Excepting variations in some numerical figures and in a few names, which may be accounted for, and in some cases corrected, all the rest of the variations are of so small importance that the Bible, as we possess it, may well be considered a literary monument, standing alone and unexampled amid the literature of all time. And this not only for its singular preservation, but for that evident unity of purpose, persistent through all its variety of subjects and authors, until the time when the last prophetic utterance closed the Canon.
Then there stood out in luminous form a finished work, whose pages exhibit the proof of a systematic plan, designed from the very beginning to fill out progressively its mysterious pages, until the last letter was complete, in order that a world might see, in one volume, the object of creation, the necessity of law, the illustrations of judgment and of providence, and the redemption and coming salvation of the race.
THE SEPTUAGINT, B. C. 286–285. (?)
20. The conquest of the Persians under Alexander introduced the Greek language intoWestern Asia and other lands. This introduction prepared the way for a very extensive circulation of the entire Old Testament writings throughout the surrounding nations and even the world. For up to this time all the Old Testament was in the Hebrew language; but as soon as the translation into the Greek was made, of which we shall now speak, even those who could not speak Greek could easily find those who could, because among the learned and unlearned there were many who knew Greek who did not understand the Hebrew.

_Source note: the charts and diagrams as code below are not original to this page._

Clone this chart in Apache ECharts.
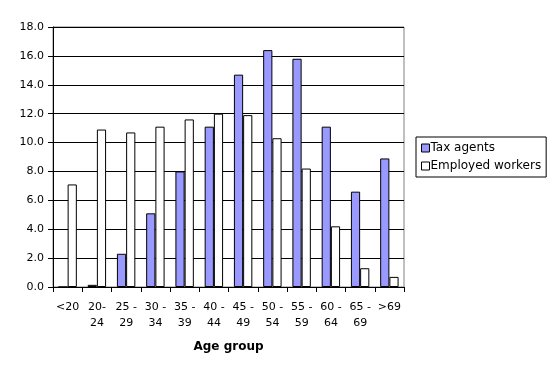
<!DOCTYPE html>
<html>
<head>
<meta charset="utf-8">
<script src="https://cdn.jsdelivr.net/npm/echarts@6/dist/echarts.min.js"></script>
<style>html,body{margin:0;padding:0;background:#fff}#c{width:555px;height:374px}</style>
</head>
<body>
<div id="c"></div>
<script>
var categories = ['<20', '20-\n24', '25 -\n29', '30 -\n34', '35 -\n39', '40 -\n44', '45 -\n49', '50 -\n54', '55 -\n59', '60 -\n64', '65 -\n69', '>69'];
var taxAgents = [0, 0.15, 2.3, 5.1, 8.0, 11.1, 14.7, 16.4, 15.8, 11.1, 6.6, 8.9];
var employedWorkers = [7.1, 10.9, 10.7, 11.1, 11.6, 12.0, 11.9, 10.3, 8.2, 4.2, 1.3, 0.7];
var yTicks = [0, 2, 4, 6, 8, 10, 12, 14, 16, 18];

var chart = echarts.init(document.getElementById('c'), null, {renderer: 'canvas'});
var font = '"DejaVu Sans", sans-serif';
chart.setOption({
  animation: false,
  backgroundColor: '#fff',
  grid: {left: 53, right: 151, top: 27, bottom: 87, show: true, borderColor: '#808080', borderWidth: 1},
  legend: {
    orient: 'vertical', left: 416, top: 137,
    itemWidth: 8, itemHeight: 8, itemGap: 6,
    padding: [5, 5, 5, 5],
    borderColor: '#000', borderWidth: 1,
    icon: 'rect',
    itemStyle: {borderWidth: 1, borderColor: '#000'},
    textStyle: {fontFamily: font, fontSize: 12, color: '#000', padding: [0, 0, 0, -4]},
    data: ['Tax agents', 'Employed workers']
  },
  xAxis: {
    type: 'category', data: categories,
    axisLine: {lineStyle: {color: '#000'}},
    axisTick: {show: true, length: 5, lineStyle: {color: '#000'}},
    axisLabel: {interval: 0, fontFamily: font, fontSize: 11, color: '#000', lineHeight: 16, margin: 12},
    name: 'Age group', nameLocation: 'middle', nameGap: 54,
    nameTextStyle: {fontFamily: font, fontSize: 12, fontWeight: 'bold', color: '#000'}
  },
  yAxis: {
    type: 'value', min: yTicks[0], max: yTicks[yTicks.length - 1], interval: 2,
    axisLine: {show: true, lineStyle: {color: '#000'}},
    axisTick: {show: true, length: 5, lineStyle: {color: '#000'}},
    axisLabel: {fontFamily: font, fontSize: 11, color: '#000', margin: 9, formatter: function (v) { return v.toFixed(1); }},
    splitLine: {show: true, lineStyle: {color: '#000', width: 1}}
  },
  series: [
    {name: 'Tax agents', type: 'bar', data: taxAgents, barGap: '0%', barCategoryGap: '37%',
     itemStyle: {color: '#9999ff', borderColor: '#000', borderWidth: 1}},
    {name: 'Employed workers', type: 'bar', data: employedWorkers, barGap: '0%', barCategoryGap: '37%',
     itemStyle: {color: '#ffffff', borderColor: '#000', borderWidth: 1}}
  ]
});
</script>
</body>
</html>
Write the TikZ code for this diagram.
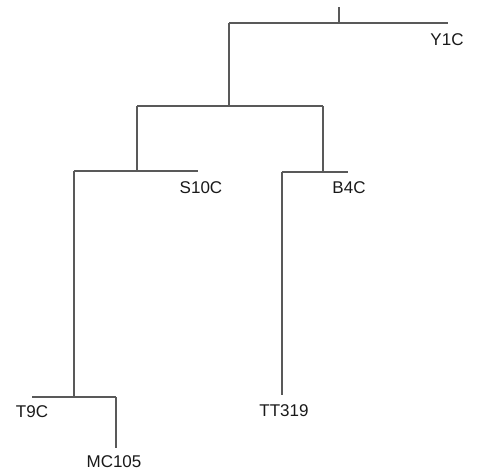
\documentclass[tikz,border=0pt]{standalone}
\usepackage{fontspec}
\setmainfont{Liberation Sans}
\begin{document}
\begin{tikzpicture}[x=1pt,y=-1pt,
  br/.style={draw=black!65,line width=1.1pt},
  lab/.style={font=\fontsize{17}{19}\selectfont, text=black!90, inner sep=0pt}]
\useasboundingbox (0,0) rectangle (478,471);
% coordinates of the tree
\coordinate (top) at (339,7);
\coordinate (r) at (339,23);
\coordinate (rL) at (229,23);
\coordinate (rR) at (448,23);
\coordinate (a) at (229,106);
\coordinate (aL) at (137,106);
\coordinate (aR) at (323,106);
\coordinate (s) at (137,171);
\coordinate (sL) at (74,171);
\coordinate (sR) at (198,171);
\coordinate (b) at (323,172);
\coordinate (bL) at (282,172);
\coordinate (bR) at (348,172);
\coordinate (t) at (74,397);
\coordinate (tL) at (32,397);
\coordinate (tR) at (116,397);
\coordinate (mc) at (116,448);
\coordinate (tt) at (282,395);
% labels
\node[lab] (Y1C) at (447,40) {Y1C};
\node[lab] (S10C) at (201,188) {S10C};
\node[lab] (B4C) at (349,188) {B4C};
\node[lab] (T9C) at (32,412) {T9C};
\node[lab] (TT319) at (284,411) {TT319};
\node[lab] (MC105) at (114,462) {MC105};
% branches
\draw[br] (top) -- (r);
\draw[br] (rL) -- (rR);
\draw[br] (rL) -- (a);
\draw[br] (aL) -- (aR);
\draw[br] (aL) -- (s);
\draw[br] (aR) -- (b);
\draw[br] (sL) -- (sR);
\draw[br] (bL) -- (bR);
\draw[br] (sL) -- (t);
\draw[br] (tL) -- (tR);
\draw[br] (tR) -- (mc);
\draw[br] (bL) -- (tt);
\end{tikzpicture}
\end{document}
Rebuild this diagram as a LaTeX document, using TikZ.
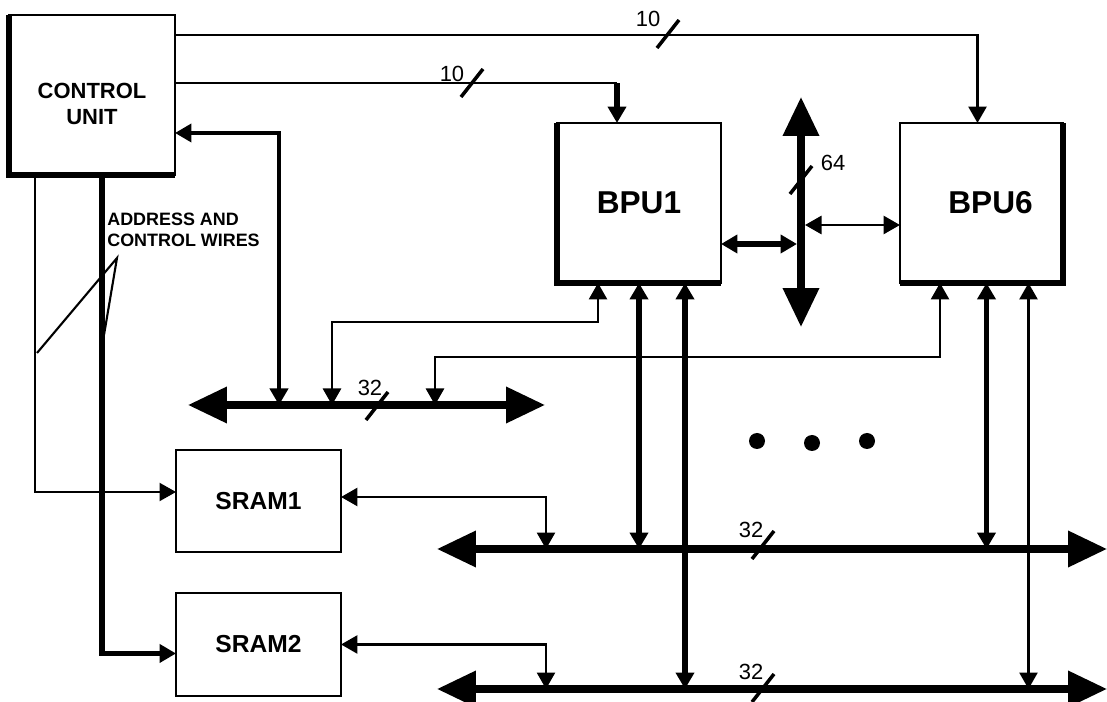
\documentclass[tikz,border=0pt]{standalone}
\usepackage{fontspec}
\setmainfont{Liberation Sans}
\usetikzlibrary{arrows.meta,calc,positioning}

\begin{document}
\begin{tikzpicture}[
    x=0.02cm, y=-0.02cm,
    >={Triangle[length=3.3mm,width=3.6mm]},
    box/.style={rectangle,draw,line width=1.6pt,inner sep=0pt,outer sep=0pt,align=center},
    shade/.style={line width=3.2pt},
    big/.style={font=\bfseries\fontsize{18}{21}\selectfont},
    mid/.style={font=\bfseries\fontsize{14}{17}\selectfont},
    sml/.style={font=\bfseries\fontsize{12.5}{15}\selectfont},
    note/.style={font=\bfseries\fontsize{10.2}{11.9}\selectfont,inner sep=0pt,align=left},
    num/.style={font=\fontsize{12.5}{15}\selectfont,inner sep=0pt},
    wire/.style={line width=1.6pt},
    thinwire/.style={line width=1.2pt},
    midwire/.style={line width=2.2pt},
    bold/.style={line width=3pt},
    bus/.style={line width=4pt,{Triangle[length=7.8mm,width=7mm]}-{Triangle[length=7.8mm,width=7mm]}},
    slash/.style={line width=2pt}
  ]
    \useasboundingbox (0,0) rectangle (1107,702);

    \node[box,minimum width=3.32cm,minimum height=3.2cm,
          label={[sml,align=center,yshift=-0.18cm]center:CONTROL\\UNIT}] (cu) at (92,95) {};
    \node[box,big,minimum width=3.28cm,minimum height=3.2cm] (bpu1) at (639,203) {BPU1};
    \node[box,minimum width=3.26cm,minimum height=3.2cm,
          label={[big,xshift=0.18cm]center:BPU6}] (bpu6) at (981.5,203) {};
    \node[box,mid,minimum width=3.3cm,minimum height=2.04cm] (sram1) at (258.5,501) {SRAM1};
    \node[box,mid,minimum width=3.3cm,minimum height=2.06cm,below=0.82cm of sram1] (sram2) {SRAM2};
    \node[note,anchor=north west] (addr) at (107,213) {ADDRESS AND\\CONTROL WIRES};

    \draw[shade] (cu.north west) -- (cu.south west) -- (cu.south east);
    \draw[shade] (bpu1.north west) -- (bpu1.south west) -- (bpu1.south east);
    \draw[shade] (bpu6.north east) -- (bpu6.south east) -- (bpu6.south west);

    \coordinate (cL) at (188,405);
    \coordinate (cR) at (545,405);
    \coordinate (aL) at (437,549);
    \coordinate (aR) at (1107,549);
    \coordinate (bL) at (437,689);
    \coordinate (bR) at (1107,689);
    \coordinate (vT) at (801,97);
    \coordinate (vB) at (801,327);
    \draw[bus] (cL) -- (cR);
    \draw[bus] (aL) -- (aR);
    \draw[bus] (bL) -- (bR);
    \draw[bus] (vT) -- (vB);

    \coordinate (c1) at (279,405);
    \coordinate (c2) at (332,405);
    \coordinate (c3) at (435,405);
    \coordinate (s1) at (546,549);
    \coordinate (s2) at (546,689);
    \coordinate (v1) at (797,244);
    \coordinate (v2) at (805,225);
    \coordinate (k1) at ($(bpu1.north)+(-22,-40)$);
    \coordinate (p1) at ($(bpu1.south)+(46,0)$);
    \coordinate (p2) at ($(bpu6.south)+(5,0)$);
    \coordinate (p3) at ($(bpu6.south)+(47,0)$);

    \draw[wire,->] ($(cu.north east)+(0,20)$) -| ($(bpu6.north)+(-4,0)$);
    \draw[wire] ($(cu.north east)+(0,68)$) -- (k1);
    \draw[bold,->] (k1) -- (k1 |- bpu1.north);
    \draw[midwire,<->] ($(cu.south east)+(0,-42)$) -| (c1);
    \draw[wire,<->] (c2) -- ++(0,-83) -| ($(bpu1.south west)+(41,0)$);
    \draw[wire,<->] (c3) -- ++(0,-48) -| ($(bpu6.south west)+(40,0)$);
    \draw[bold,<->] (bpu1.south) -- (bpu1.south |- aL);
    \draw[bold,<->] (p1) -- (p1 |- bL);
    \draw[bold,<->] (p2) -- (p2 |- aL);
    \draw[wire,<->] (p3) -- (p3 |- bL);
    \draw[bold,<->] ($(bpu1.east)+(0,41)$) -- (v1);
    \draw[wire,<->] (v2) -- ($(bpu6.west)+(0,22)$);
    \draw[wire,<->] ($(sram1.east)+(0,-4)$) -| (s1);
    \draw[wire,<->] (sram2.east) -| (s2);
    \draw[thinwire,->] ($(cu.south west)+(26,0)$) |- ($(sram1.west)+(0,-9)$);
    \draw[bold,->] ($(cu.south west)+(93,0)$) |- ($(sram2.west)+(0,9)$);

    \coordinate (tip) at (117,258);
    \coordinate (q1) at (37,353);
    \coordinate (q2) at (104,335);
    \draw[thinwire] (q1) -- (tip) -- (q2);

    \foreach \n/\sx/\sy/\tx/\ty/\txt in {t/668/34/648/19/10, s/472/83/452/74/10,
        c/377/406/370/388/32, v/801/180/833/163/64, a/763/545/751/530/32, b/763/688/751/672/32} {
      \draw[slash] (\sx-11,\sy+14) -- (\sx+11,\sy-14);
      \node[num] (w\n) at (\tx,\ty) {\txt};
    }

    \foreach \dx/\dy in {757/441,812/443,867/441}
      \fill (\dx,\dy) circle[radius=0.16cm];
  \end{tikzpicture}
\end{document}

When, therefore, the death of Alexander was followed by the partition of his conquests among his generals, Egypt became, in B. C. 322, governed by the Ptolemies, the second of whom, Ptolemy Philadelphus, B. C. 286–247, had the Law of Moses, that is the first five books, translated from the Hebrew into the Greek.
21. Under the first of the Ptolemies (Soter) the Alexandrian Museum was founded for the reception of learned men, as well as of literary treasures, and Alexandria soon superseded Athens as the chief nursery of Greek literature. Under his successor and son, Ptolemy Philadelphus, the library of the Museum contained 90,000 volumes of distinct works, but 400,000 with the duplicates.
Beginning with some period in the reign of the first Ptolemy (Soter), the Jews were attracted to Alexandria in large numbers as settlers, to whom this Ptolemy assigned a suburb on the coast towardsthe east. The city became the resort of some of the wisest and ablest men of the age, including such men as Apelles the painter, Euclid the mathematician, and many others, artists and scholars.